**RECORDED DATA**:
▬▬▬

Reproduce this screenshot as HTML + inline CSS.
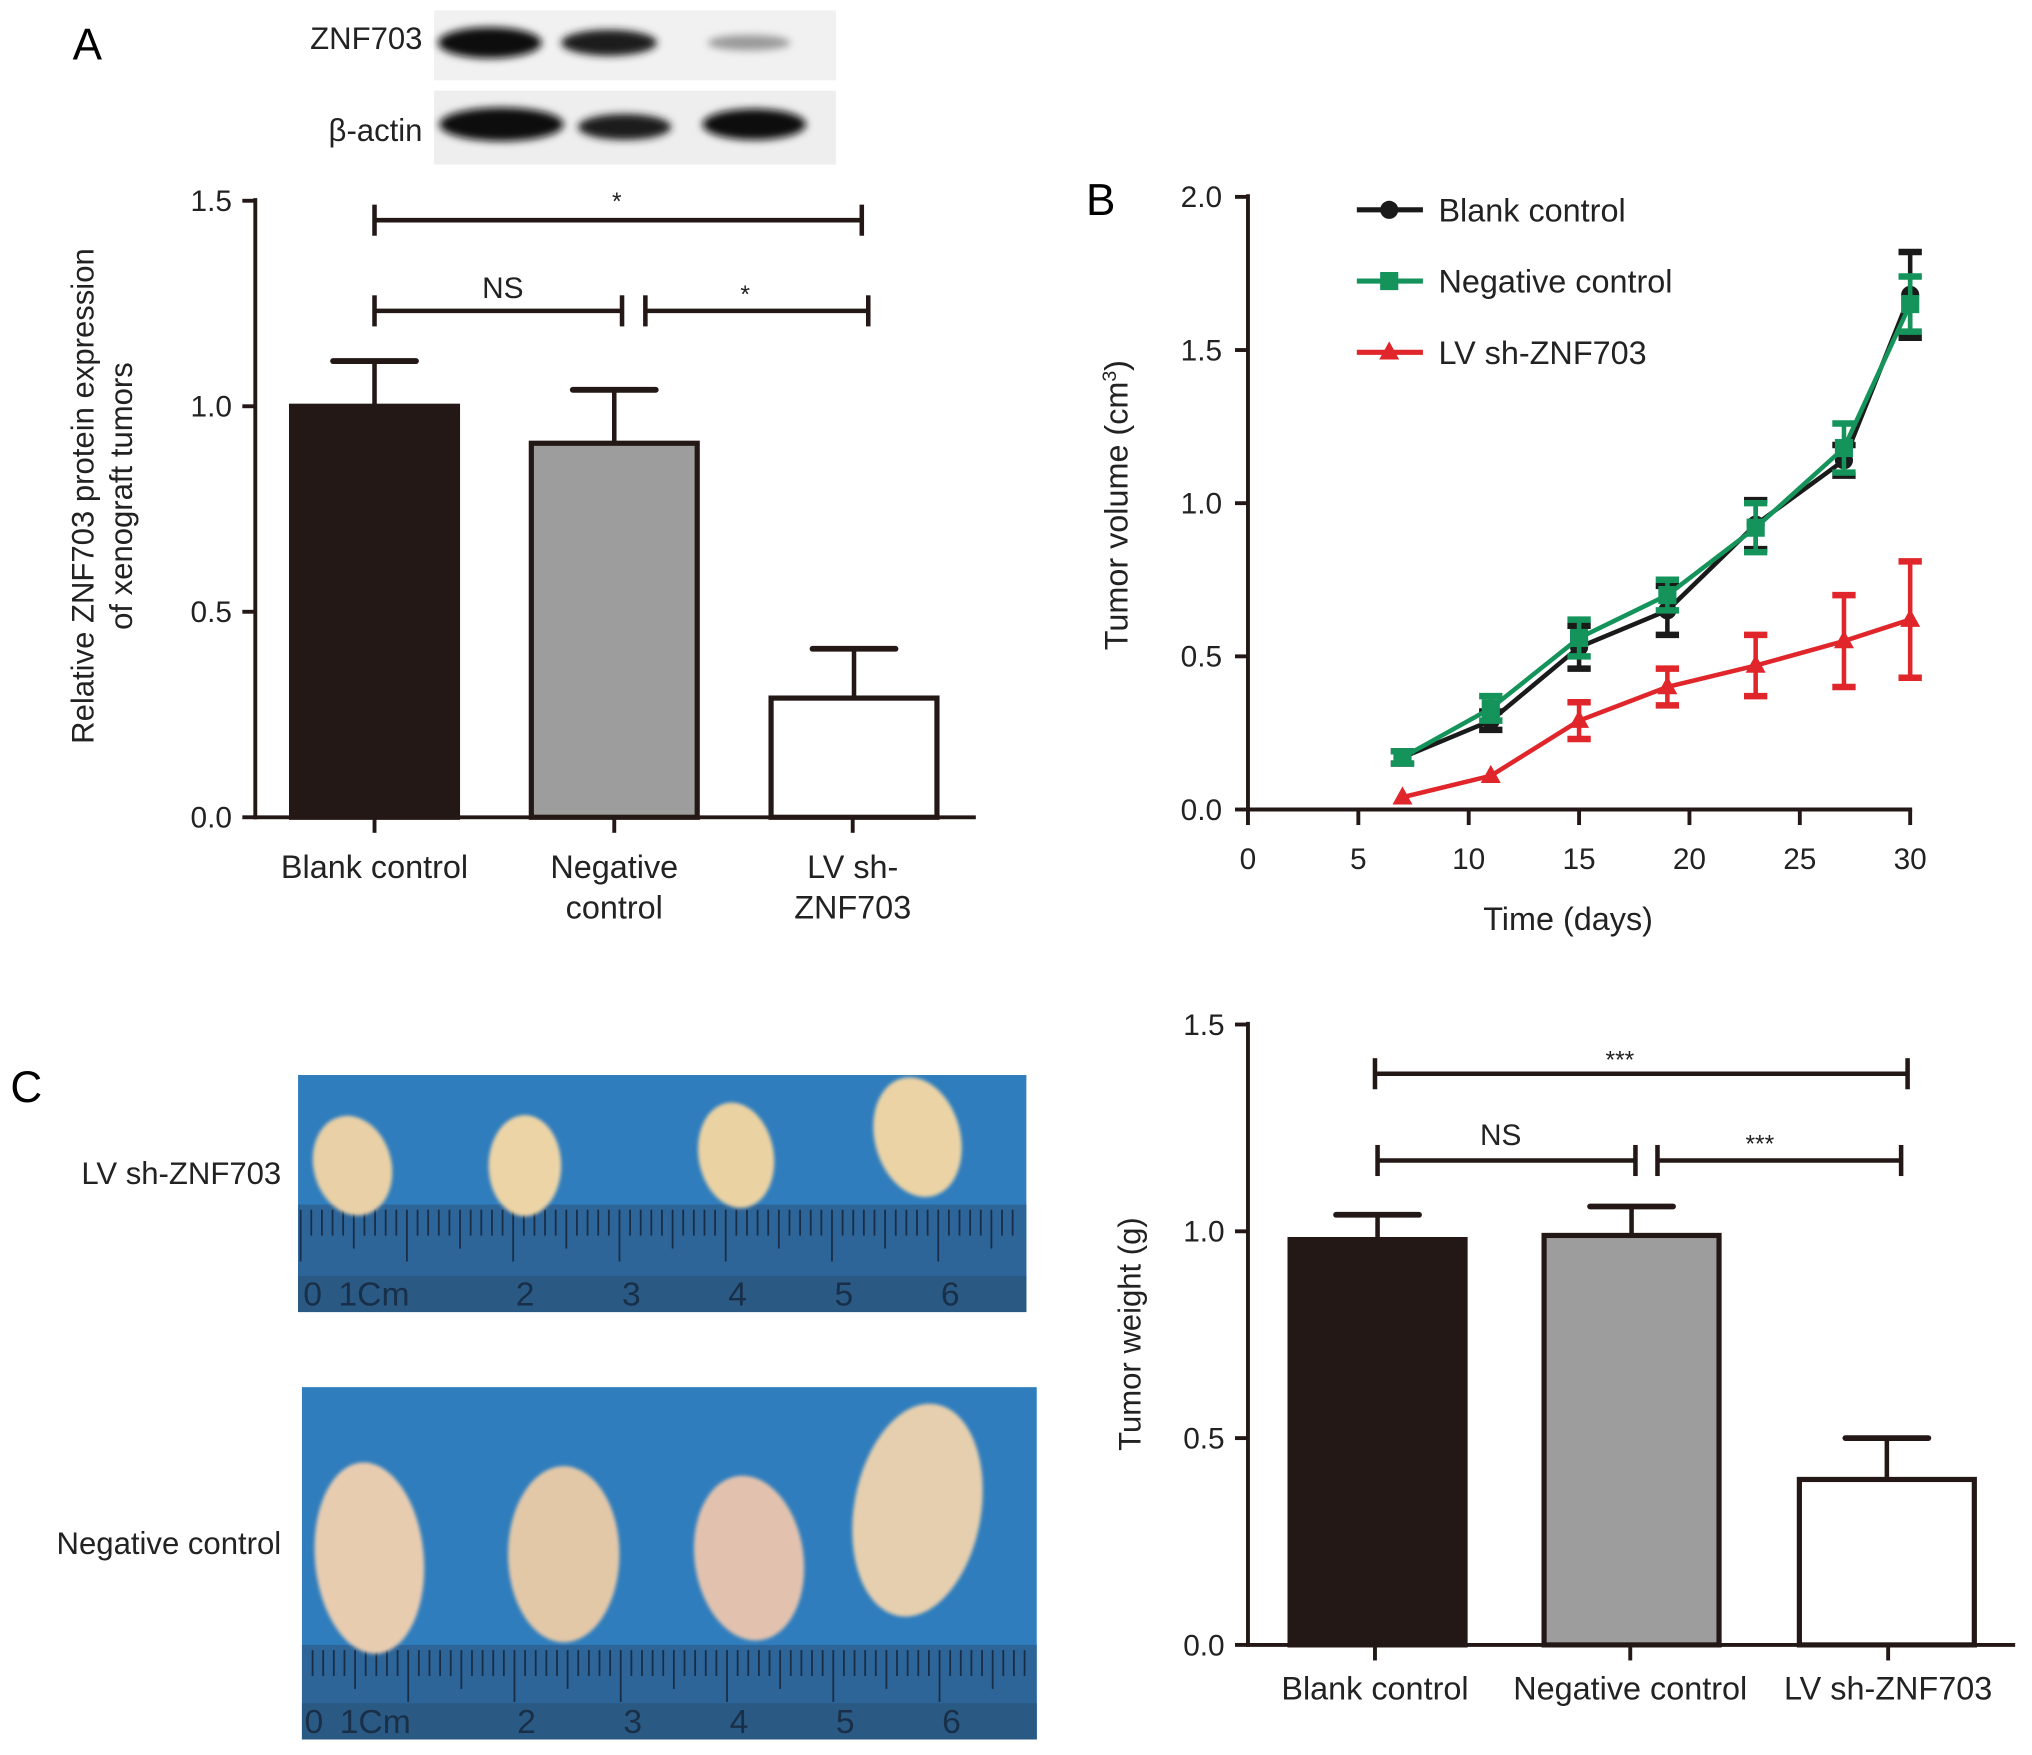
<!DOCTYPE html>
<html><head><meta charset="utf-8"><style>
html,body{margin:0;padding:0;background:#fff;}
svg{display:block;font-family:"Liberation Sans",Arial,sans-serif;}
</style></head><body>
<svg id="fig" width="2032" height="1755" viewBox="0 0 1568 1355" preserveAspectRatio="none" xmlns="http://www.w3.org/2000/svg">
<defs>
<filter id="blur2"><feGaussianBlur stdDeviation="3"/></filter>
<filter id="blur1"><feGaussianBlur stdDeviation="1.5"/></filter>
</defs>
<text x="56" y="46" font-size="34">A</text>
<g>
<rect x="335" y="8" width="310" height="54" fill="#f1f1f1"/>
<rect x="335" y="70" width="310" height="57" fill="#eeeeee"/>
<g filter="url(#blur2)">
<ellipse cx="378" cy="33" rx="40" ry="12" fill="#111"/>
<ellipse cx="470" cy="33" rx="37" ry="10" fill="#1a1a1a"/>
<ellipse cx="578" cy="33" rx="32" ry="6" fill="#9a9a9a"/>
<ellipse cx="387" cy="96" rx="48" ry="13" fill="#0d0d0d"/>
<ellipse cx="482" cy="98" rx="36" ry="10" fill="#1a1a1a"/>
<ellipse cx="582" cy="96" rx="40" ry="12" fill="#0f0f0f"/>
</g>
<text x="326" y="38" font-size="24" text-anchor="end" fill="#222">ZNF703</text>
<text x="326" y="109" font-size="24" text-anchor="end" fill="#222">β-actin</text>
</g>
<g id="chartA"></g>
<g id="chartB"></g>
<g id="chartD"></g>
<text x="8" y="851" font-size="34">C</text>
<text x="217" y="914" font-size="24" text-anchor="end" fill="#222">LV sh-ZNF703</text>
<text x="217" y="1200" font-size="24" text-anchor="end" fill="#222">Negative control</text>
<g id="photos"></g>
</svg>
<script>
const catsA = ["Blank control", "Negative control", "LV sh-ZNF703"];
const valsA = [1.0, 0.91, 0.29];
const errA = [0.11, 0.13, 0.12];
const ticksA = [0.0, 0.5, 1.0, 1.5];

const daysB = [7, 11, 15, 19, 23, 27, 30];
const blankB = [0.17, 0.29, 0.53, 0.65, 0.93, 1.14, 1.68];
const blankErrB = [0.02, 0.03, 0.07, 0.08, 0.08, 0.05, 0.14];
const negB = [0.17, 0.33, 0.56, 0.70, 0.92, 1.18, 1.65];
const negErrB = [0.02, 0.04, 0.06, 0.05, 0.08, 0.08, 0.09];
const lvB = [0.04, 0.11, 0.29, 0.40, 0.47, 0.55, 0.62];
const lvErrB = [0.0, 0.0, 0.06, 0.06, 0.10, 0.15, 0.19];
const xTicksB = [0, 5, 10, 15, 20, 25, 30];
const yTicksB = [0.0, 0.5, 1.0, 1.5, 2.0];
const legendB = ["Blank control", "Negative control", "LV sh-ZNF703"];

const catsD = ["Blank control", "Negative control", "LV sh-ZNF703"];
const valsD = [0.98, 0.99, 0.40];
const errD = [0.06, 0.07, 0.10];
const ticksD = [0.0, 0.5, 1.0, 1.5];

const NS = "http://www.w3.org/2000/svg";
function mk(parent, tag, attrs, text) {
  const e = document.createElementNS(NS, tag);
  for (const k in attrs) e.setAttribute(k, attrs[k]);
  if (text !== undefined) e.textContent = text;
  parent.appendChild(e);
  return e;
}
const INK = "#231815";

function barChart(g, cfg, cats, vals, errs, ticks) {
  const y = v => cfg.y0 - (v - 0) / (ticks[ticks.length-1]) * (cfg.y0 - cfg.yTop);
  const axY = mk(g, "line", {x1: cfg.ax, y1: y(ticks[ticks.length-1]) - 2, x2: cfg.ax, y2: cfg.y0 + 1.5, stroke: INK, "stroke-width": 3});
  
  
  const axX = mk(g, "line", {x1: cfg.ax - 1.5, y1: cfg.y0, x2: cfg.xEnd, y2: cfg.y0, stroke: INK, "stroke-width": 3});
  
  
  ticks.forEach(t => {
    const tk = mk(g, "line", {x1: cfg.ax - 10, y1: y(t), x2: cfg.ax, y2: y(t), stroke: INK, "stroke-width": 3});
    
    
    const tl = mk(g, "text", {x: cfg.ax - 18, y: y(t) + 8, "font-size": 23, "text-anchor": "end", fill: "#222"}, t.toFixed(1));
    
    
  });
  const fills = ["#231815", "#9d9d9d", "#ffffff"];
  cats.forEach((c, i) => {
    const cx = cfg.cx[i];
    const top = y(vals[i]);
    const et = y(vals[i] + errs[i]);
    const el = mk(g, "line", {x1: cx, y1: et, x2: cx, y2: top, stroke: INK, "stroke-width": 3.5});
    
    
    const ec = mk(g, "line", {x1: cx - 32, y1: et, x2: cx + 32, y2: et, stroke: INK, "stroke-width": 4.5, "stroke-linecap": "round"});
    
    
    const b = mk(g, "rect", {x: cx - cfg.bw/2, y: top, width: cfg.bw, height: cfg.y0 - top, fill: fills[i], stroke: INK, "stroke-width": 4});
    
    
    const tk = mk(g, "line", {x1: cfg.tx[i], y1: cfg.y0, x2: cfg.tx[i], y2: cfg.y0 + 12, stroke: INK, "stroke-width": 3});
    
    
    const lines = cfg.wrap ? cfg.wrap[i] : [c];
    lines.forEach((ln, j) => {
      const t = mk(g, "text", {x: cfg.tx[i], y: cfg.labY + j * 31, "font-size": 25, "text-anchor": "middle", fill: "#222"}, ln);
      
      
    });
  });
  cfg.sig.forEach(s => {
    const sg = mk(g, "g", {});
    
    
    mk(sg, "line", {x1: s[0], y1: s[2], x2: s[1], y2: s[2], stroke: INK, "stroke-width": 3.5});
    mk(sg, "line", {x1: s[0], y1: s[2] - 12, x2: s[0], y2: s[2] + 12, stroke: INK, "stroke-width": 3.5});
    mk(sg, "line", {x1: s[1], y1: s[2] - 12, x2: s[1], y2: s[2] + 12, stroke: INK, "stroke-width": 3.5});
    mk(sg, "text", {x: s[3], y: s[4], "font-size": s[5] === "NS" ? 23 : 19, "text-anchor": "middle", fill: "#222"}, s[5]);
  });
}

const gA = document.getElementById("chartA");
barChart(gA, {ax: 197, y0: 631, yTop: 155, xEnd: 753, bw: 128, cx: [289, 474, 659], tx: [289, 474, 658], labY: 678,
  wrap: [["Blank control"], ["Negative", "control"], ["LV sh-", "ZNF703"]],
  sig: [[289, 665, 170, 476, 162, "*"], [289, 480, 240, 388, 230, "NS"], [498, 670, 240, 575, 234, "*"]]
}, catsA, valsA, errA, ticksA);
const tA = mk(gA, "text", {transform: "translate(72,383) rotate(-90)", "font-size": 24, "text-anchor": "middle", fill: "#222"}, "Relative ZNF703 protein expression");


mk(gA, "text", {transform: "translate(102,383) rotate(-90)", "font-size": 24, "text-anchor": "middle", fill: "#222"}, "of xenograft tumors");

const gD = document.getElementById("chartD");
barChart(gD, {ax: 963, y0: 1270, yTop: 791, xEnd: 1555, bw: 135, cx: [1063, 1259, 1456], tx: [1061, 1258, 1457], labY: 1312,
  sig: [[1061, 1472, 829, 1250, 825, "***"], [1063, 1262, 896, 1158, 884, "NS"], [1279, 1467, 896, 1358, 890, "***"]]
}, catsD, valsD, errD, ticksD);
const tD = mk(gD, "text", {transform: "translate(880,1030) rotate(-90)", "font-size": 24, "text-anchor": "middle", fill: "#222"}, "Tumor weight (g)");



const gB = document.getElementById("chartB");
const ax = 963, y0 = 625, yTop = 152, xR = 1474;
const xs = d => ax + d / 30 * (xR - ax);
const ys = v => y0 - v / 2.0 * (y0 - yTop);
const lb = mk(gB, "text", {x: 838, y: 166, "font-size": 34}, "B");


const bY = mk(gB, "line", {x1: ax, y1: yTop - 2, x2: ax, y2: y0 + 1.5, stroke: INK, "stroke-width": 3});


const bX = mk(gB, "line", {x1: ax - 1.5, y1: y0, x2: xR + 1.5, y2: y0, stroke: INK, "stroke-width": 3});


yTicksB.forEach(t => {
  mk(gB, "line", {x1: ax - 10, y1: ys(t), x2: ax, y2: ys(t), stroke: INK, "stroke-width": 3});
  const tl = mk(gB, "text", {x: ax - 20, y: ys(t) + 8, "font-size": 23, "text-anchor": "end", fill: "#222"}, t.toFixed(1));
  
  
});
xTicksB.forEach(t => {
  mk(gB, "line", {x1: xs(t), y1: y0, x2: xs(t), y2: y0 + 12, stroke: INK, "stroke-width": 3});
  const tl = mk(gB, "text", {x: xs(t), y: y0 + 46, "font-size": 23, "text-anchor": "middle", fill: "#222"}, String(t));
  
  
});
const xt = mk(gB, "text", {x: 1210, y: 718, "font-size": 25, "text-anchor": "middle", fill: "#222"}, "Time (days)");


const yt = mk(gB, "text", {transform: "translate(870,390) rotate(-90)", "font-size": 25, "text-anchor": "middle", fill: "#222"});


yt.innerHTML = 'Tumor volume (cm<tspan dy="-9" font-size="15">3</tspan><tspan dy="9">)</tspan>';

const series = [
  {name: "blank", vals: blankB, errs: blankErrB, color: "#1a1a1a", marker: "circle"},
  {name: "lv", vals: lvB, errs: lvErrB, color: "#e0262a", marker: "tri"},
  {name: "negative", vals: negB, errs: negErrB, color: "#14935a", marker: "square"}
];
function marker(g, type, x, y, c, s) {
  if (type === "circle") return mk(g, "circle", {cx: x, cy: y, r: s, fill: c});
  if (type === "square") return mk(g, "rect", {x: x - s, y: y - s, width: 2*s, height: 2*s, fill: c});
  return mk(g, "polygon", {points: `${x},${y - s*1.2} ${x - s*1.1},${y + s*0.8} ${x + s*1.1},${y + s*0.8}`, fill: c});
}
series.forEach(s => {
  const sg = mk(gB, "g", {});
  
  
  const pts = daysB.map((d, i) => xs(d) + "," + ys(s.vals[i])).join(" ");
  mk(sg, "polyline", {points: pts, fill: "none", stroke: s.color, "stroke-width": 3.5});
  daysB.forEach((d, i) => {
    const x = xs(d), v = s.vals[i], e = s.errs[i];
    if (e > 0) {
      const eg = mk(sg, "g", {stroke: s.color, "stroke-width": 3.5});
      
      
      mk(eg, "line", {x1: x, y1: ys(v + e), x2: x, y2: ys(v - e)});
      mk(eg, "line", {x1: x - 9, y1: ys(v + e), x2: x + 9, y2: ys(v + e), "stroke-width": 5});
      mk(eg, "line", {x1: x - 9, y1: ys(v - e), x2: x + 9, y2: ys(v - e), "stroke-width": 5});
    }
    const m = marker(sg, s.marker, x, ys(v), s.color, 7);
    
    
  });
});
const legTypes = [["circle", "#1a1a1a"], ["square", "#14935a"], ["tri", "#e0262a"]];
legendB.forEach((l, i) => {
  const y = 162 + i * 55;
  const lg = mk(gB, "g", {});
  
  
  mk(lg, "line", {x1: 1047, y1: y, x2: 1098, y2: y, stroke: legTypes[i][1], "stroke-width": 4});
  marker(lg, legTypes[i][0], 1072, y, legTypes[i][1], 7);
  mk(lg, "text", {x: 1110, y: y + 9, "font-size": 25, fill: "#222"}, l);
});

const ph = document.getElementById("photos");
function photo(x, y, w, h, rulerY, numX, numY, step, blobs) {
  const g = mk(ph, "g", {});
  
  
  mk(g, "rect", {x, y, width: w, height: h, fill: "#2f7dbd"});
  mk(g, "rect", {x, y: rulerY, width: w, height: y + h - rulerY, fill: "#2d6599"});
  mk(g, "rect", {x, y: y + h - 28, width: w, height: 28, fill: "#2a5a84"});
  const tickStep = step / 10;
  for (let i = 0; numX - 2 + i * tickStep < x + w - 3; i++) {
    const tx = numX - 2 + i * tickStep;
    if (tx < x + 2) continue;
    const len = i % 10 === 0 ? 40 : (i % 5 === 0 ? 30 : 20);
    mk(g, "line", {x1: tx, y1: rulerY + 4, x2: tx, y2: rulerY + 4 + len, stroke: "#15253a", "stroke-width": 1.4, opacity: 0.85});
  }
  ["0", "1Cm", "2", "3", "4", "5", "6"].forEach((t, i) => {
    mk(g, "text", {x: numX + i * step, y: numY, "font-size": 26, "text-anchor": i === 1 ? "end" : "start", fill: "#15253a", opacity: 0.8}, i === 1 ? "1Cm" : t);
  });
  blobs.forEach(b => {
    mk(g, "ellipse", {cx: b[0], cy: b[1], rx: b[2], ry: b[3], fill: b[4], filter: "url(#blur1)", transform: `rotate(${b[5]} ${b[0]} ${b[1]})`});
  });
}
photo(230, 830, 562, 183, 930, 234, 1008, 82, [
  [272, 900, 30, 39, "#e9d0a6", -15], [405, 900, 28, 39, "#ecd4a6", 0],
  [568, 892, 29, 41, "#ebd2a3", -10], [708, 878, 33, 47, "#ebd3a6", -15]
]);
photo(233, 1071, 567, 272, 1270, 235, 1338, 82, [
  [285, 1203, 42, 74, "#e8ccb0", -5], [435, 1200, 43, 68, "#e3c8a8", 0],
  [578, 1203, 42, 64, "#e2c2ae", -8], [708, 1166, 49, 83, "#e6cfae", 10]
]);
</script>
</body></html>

▬▬▬

**TASK OBJECTIVE**: Repeat, with no pictures, each line from the beginning of the data through the line containing "const ticksA = [0.0, 0.5, 1.0, 1.5];", inclusive.

**REPLY TO THE TASK**:
Reproduce this screenshot as HTML + inline CSS.
<!DOCTYPE html>
<html><head><meta charset="utf-8"><style>
html,body{margin:0;padding:0;background:#fff;}
svg{display:block;font-family:"Liberation Sans",Arial,sans-serif;}
</style></head><body>
<svg id="fig" width="2032" height="1755" viewBox="0 0 1568 1355" preserveAspectRatio="none" xmlns="http://www.w3.org/2000/svg">
<defs>
<filter id="blur2"><feGaussianBlur stdDeviation="3"/></filter>
<filter id="blur1"><feGaussianBlur stdDeviation="1.5"/></filter>
</defs>
<text x="56" y="46" font-size="34">A</text>
<g>
<rect x="335" y="8" width="310" height="54" fill="#f1f1f1"/>
<rect x="335" y="70" width="310" height="57" fill="#eeeeee"/>
<g filter="url(#blur2)">
<ellipse cx="378" cy="33" rx="40" ry="12" fill="#111"/>
<ellipse cx="470" cy="33" rx="37" ry="10" fill="#1a1a1a"/>
<ellipse cx="578" cy="33" rx="32" ry="6" fill="#9a9a9a"/>
<ellipse cx="387" cy="96" rx="48" ry="13" fill="#0d0d0d"/>
<ellipse cx="482" cy="98" rx="36" ry="10" fill="#1a1a1a"/>
<ellipse cx="582" cy="96" rx="40" ry="12" fill="#0f0f0f"/>
</g>
<text x="326" y="38" font-size="24" text-anchor="end" fill="#222">ZNF703</text>
<text x="326" y="109" font-size="24" text-anchor="end" fill="#222">β-actin</text>
</g>
<g id="chartA"></g>
<g id="chartB"></g>
<g id="chartD"></g>
<text x="8" y="851" font-size="34">C</text>
<text x="217" y="914" font-size="24" text-anchor="end" fill="#222">LV sh-ZNF703</text>
<text x="217" y="1200" font-size="24" text-anchor="end" fill="#222">Negative control</text>
<g id="photos"></g>
</svg>
<script>
const catsA = ["Blank control", "Negative control", "LV sh-ZNF703"];
const valsA = [1.0, 0.91, 0.29];
const errA = [0.11, 0.13, 0.12];
const ticksA = [0.0, 0.5, 1.0, 1.5];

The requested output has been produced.